Apple claims the iPhone 5 will have 8 hours of 3G talk time, 8 hours of LTE browsing, 10 hours of Wi-Fi browsing, 30 hours of video and 225 hours of standby.
Phone manufacturers are well known for boasting battery lives that never come true in the real world, and I don’t expect that to be any different in Apple’s case. If you get 75% of what they claim you can expect, consider yourself lucky.
Apple has upgrade both the microphone and the speakers on the iPhone in this iteration. They’ve added a 3rd microphone to the device, so you can now yell at the front, back, or bottom of the new iPhones. This is sure to make Siri very happy. Also included in the microphone upgrade is in-built noise cancelling. The speakers have also been improved using 5 magnet transducers compared to the previous 3.
Verdict: Good job!
Both of these improvements should make the iPhone much more usable as a speaker phone, which was barely functional previously. The noise cancelling microphones should make the audio in any video recordings much better also. The speakers on previous iPhones were just plain flat out garbage, so any improvement in sound output is welcome. However, I’ll remain sceptical of it’s quality until I’m proven wrong.

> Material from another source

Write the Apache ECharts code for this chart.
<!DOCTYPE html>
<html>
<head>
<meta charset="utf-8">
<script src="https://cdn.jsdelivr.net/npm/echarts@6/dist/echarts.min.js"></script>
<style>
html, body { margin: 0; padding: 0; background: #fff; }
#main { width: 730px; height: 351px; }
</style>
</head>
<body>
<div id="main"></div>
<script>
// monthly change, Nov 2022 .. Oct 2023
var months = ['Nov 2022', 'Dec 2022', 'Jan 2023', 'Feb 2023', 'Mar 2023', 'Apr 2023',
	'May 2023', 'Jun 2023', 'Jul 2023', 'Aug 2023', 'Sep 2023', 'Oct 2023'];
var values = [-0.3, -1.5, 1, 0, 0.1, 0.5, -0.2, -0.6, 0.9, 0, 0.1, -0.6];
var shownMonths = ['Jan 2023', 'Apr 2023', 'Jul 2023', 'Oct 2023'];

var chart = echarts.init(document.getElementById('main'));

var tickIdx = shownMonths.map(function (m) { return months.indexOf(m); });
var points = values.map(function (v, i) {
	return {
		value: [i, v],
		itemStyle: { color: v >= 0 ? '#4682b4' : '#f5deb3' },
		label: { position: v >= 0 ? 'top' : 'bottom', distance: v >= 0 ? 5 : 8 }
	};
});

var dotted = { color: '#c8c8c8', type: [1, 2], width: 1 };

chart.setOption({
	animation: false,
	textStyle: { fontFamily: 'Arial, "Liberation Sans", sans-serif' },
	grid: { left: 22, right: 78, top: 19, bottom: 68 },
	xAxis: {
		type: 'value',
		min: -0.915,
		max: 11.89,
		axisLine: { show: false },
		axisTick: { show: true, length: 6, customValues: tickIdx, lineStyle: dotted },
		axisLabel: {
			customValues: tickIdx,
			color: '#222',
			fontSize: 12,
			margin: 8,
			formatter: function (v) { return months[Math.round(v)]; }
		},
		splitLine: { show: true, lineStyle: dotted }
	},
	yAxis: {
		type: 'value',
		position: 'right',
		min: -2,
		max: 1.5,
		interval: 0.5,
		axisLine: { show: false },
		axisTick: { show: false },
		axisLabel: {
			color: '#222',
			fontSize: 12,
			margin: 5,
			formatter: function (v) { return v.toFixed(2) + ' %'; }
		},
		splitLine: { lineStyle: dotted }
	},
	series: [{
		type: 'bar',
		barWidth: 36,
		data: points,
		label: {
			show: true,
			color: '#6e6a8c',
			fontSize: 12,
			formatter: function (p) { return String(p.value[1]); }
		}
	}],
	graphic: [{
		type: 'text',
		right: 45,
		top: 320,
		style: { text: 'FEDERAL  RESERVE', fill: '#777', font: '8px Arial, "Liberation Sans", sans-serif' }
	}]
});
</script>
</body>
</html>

Apple has included a new connector with the iPhone 5, being dubbed “Lightning”. There’s really only one “feature” included here. The new connector is now reversible, meaning you won’t have to struggle to figure out which way the plug is supposed to go when you’re trying to charge your phone in the dark. Surprisingly, Apple has also made an adapter for older accessories so you don’t have to throw all those old docks and charging cables out (yet).
Why Apple would have redesigned the connector just to use another proprietary plug is beyond me. Even my cat and grandmother know that mini-USB is the standard that every manufacturer should be using. The only reason I can think of that Apple didn’t move to mini-USB 3.0 connector is that they’re making lots of money selling over-priced accessories to it’s customers. Not to mention 3rd party accessory manufacturers who are surely forced to pay Apple licensing fees for using it’s crappy proprietary plug. This comes off as making a change for the sake of making a change, which is to say, for no reason whatsoever.

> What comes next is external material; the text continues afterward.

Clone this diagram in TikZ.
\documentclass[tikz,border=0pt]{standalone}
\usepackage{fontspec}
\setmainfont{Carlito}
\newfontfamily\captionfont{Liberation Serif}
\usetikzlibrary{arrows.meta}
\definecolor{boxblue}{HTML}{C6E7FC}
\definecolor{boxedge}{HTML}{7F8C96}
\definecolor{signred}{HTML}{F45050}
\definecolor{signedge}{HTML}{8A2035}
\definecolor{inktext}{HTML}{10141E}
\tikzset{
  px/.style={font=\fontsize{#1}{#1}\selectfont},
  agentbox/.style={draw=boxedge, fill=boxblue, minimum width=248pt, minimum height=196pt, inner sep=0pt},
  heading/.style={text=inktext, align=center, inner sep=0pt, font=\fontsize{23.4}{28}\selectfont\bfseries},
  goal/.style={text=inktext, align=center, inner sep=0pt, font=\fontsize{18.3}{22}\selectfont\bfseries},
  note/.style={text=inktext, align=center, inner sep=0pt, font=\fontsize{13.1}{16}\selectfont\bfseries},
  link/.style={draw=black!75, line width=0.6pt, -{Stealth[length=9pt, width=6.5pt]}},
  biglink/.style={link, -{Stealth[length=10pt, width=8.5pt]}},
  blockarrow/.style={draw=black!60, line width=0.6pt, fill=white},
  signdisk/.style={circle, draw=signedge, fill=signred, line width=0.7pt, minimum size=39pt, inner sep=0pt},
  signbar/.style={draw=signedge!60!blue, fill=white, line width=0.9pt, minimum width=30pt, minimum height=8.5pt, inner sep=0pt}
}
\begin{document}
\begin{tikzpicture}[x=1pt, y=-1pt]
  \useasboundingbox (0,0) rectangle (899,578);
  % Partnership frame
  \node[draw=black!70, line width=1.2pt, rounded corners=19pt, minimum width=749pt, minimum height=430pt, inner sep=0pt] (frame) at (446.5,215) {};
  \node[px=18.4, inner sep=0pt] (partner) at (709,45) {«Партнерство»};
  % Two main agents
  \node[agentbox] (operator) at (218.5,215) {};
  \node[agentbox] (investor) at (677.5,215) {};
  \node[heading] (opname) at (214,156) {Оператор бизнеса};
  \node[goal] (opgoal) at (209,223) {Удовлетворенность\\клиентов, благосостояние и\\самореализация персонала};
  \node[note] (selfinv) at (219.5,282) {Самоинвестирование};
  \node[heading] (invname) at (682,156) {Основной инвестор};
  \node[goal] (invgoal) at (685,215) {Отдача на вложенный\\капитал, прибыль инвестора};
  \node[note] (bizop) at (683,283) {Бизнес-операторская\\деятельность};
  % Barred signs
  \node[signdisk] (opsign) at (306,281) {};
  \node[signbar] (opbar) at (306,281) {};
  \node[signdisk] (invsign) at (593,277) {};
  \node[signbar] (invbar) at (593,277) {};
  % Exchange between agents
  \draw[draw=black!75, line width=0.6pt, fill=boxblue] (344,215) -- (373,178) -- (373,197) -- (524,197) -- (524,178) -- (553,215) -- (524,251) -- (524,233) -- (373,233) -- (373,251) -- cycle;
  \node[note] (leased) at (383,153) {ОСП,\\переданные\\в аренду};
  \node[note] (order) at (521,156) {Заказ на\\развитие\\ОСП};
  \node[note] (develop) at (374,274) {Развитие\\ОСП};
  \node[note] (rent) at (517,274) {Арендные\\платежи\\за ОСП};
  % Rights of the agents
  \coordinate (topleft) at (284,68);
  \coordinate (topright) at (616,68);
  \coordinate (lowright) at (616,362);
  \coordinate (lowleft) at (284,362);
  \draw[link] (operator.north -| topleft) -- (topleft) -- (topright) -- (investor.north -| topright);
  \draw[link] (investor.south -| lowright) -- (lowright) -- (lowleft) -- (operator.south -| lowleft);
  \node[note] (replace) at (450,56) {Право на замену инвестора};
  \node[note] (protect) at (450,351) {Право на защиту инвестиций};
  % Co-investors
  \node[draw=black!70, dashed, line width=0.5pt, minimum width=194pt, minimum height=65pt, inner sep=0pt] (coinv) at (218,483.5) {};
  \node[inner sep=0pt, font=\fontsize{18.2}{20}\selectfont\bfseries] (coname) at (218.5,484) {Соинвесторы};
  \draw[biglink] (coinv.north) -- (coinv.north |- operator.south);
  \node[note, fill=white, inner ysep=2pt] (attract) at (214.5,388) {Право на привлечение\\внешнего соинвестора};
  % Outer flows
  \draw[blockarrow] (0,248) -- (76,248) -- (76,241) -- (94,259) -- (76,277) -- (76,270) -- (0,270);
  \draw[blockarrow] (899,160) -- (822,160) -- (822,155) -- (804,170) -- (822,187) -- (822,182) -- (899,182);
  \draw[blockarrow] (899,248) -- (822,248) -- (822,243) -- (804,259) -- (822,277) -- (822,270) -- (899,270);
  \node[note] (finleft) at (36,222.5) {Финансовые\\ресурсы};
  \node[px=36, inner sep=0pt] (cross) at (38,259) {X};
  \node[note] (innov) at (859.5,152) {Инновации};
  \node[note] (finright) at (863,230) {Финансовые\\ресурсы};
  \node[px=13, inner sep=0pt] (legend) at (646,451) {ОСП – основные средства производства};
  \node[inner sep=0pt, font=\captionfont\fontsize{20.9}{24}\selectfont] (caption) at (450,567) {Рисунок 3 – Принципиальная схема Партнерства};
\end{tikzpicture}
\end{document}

If you’re an iPhone 4 user who is thinking about upgrading, I wouldn’t bother. You’re simply not likely to notice much of a difference, if any, and it comes with a pretty hefty price-tag. If you’re using the iPhone 3, iPhone 3G, or iPhone 3GS however, now is probably a good time to upgrade. The older models have gotten remarkably slow over the years, so you’d probably be quite impressed with the faster processor and faster/longer Wi-Fi, and the screen is probably about as high-quality in a phone of it’s size as anybody could ever want. If you’ve never owned an iPhone but have been thinking about it, now is as good a time as any (but don’t forget to checkout some of the competition first!)

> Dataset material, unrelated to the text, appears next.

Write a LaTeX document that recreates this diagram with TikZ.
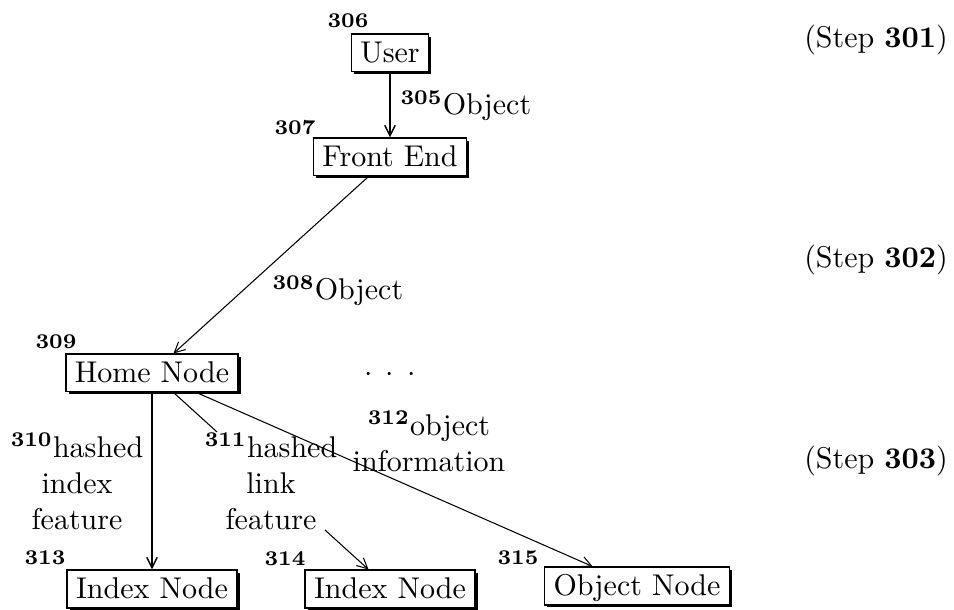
\documentclass[tikz,border=0pt]{standalone}
\usetikzlibrary{arrows.meta,shadows}

\tikzset{
  nodebox/.style={draw, fill=white, line width=0.5pt, inner xsep=3pt, inner ysep=2.5pt,
    text height=6.9pt, text depth=0.6pt,
    drop shadow={shadow xshift=0.9pt, shadow yshift=-0.9pt, opacity=1, fill=black}},
  refnum/.style={font=\scriptsize\bfseries, inner sep=0pt},
  lbl/.style={align=center, inner sep=0pt},
  link/.style={line width=0.35pt, -{Straight Barb[length=3.5pt,width=3.5pt]}},
  vlink/.style={link, line width=0.5pt},
}

\begin{document}
\begin{tikzpicture}[x=0.3333pt, y=-0.3333pt]
\useasboundingbox (0,0) rectangle (954,610);

% Boxes
\node[nodebox] (user) at (390,53) {User};
\node[nodebox] (front) at (390,157) {Front End};
\node[nodebox] (home) at (152,373) {Home Node};
\node[nodebox] (idx1) at (152,589) {Index Node};
\node[nodebox] (idx2) at (390,589) {Index Node};
\node[nodebox] (objnode) at (637,586) {Object Node};

% Reference numbers
\node[refnum] (n306) at (348,21) {306};
\node[refnum] (n307) at (295,128) {307};
\node[refnum] (n309) at (56,342) {309};
\node[refnum] (n313) at (45,558) {313};
\node[refnum] (n314) at (285,559) {314};
\node[refnum] (n315) at (518,558) {315};

% Labels
\node[lbl, anchor=base west] (l305) at (400,115) {$^{\mathbf{305}}$Object};
\node[lbl, anchor=base west] (l308) at (272,300) {$^{\mathbf{308}}$Object};
\node[lbl] (l310) at (77,481) {$^{\mathbf{310}}$hashed\\index\\feature};
\node[lbl] (l311) at (271,481) {$^{\mathbf{311}}$hashed\\link\\feature};
\node[lbl] (l312) at (429,441) {$^{\mathbf{312}}$object\\information};
\node[anchor=base, inner sep=0pt] (dots) at (390,382) {$\cdot$\hspace{4.5pt}$\cdot$\hspace{4.5pt}$\cdot$};

% Steps
\node[anchor=base] (s301) at (876,48) {(Step \textbf{301})};
\node[anchor=base] (s302) at (876,268) {(Step \textbf{302})};
\node[anchor=base] (s303) at (876,469) {(Step \textbf{303})};

% Connectors
\draw[vlink] (user) -- (front);
\draw[link] (front) -- (home);
\draw[vlink] (home) -- (idx1);
\draw[line width=0.35pt] (home) -- (l311);
\draw[link] (l311) -- (idx2);
\draw[link] (home) -- (objnode);
\end{tikzpicture}
\end{document}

Overall it seems like it will be a perfectly good Smart Phone. I’m also happy that there wasn’t the incredibly hype-machine leading up to it’s release as has happened so many times before. If the hype had been as overblown this year as it was last year, I’m pretty sure most people would have been quite underwhelmed. While I don’t seem to understand Apple’s release cycles in regards to the iPhone any more, I think this would have been better dubbed the iPhone 4S2 or something like that. The major version #’s (ie iPhone 3, iPhone 4, iPhone 5) should be reserved for when Apple makes big changes to the device. This release doesn’t have anything like that, it’s more of an across the board upgrade of it’s components.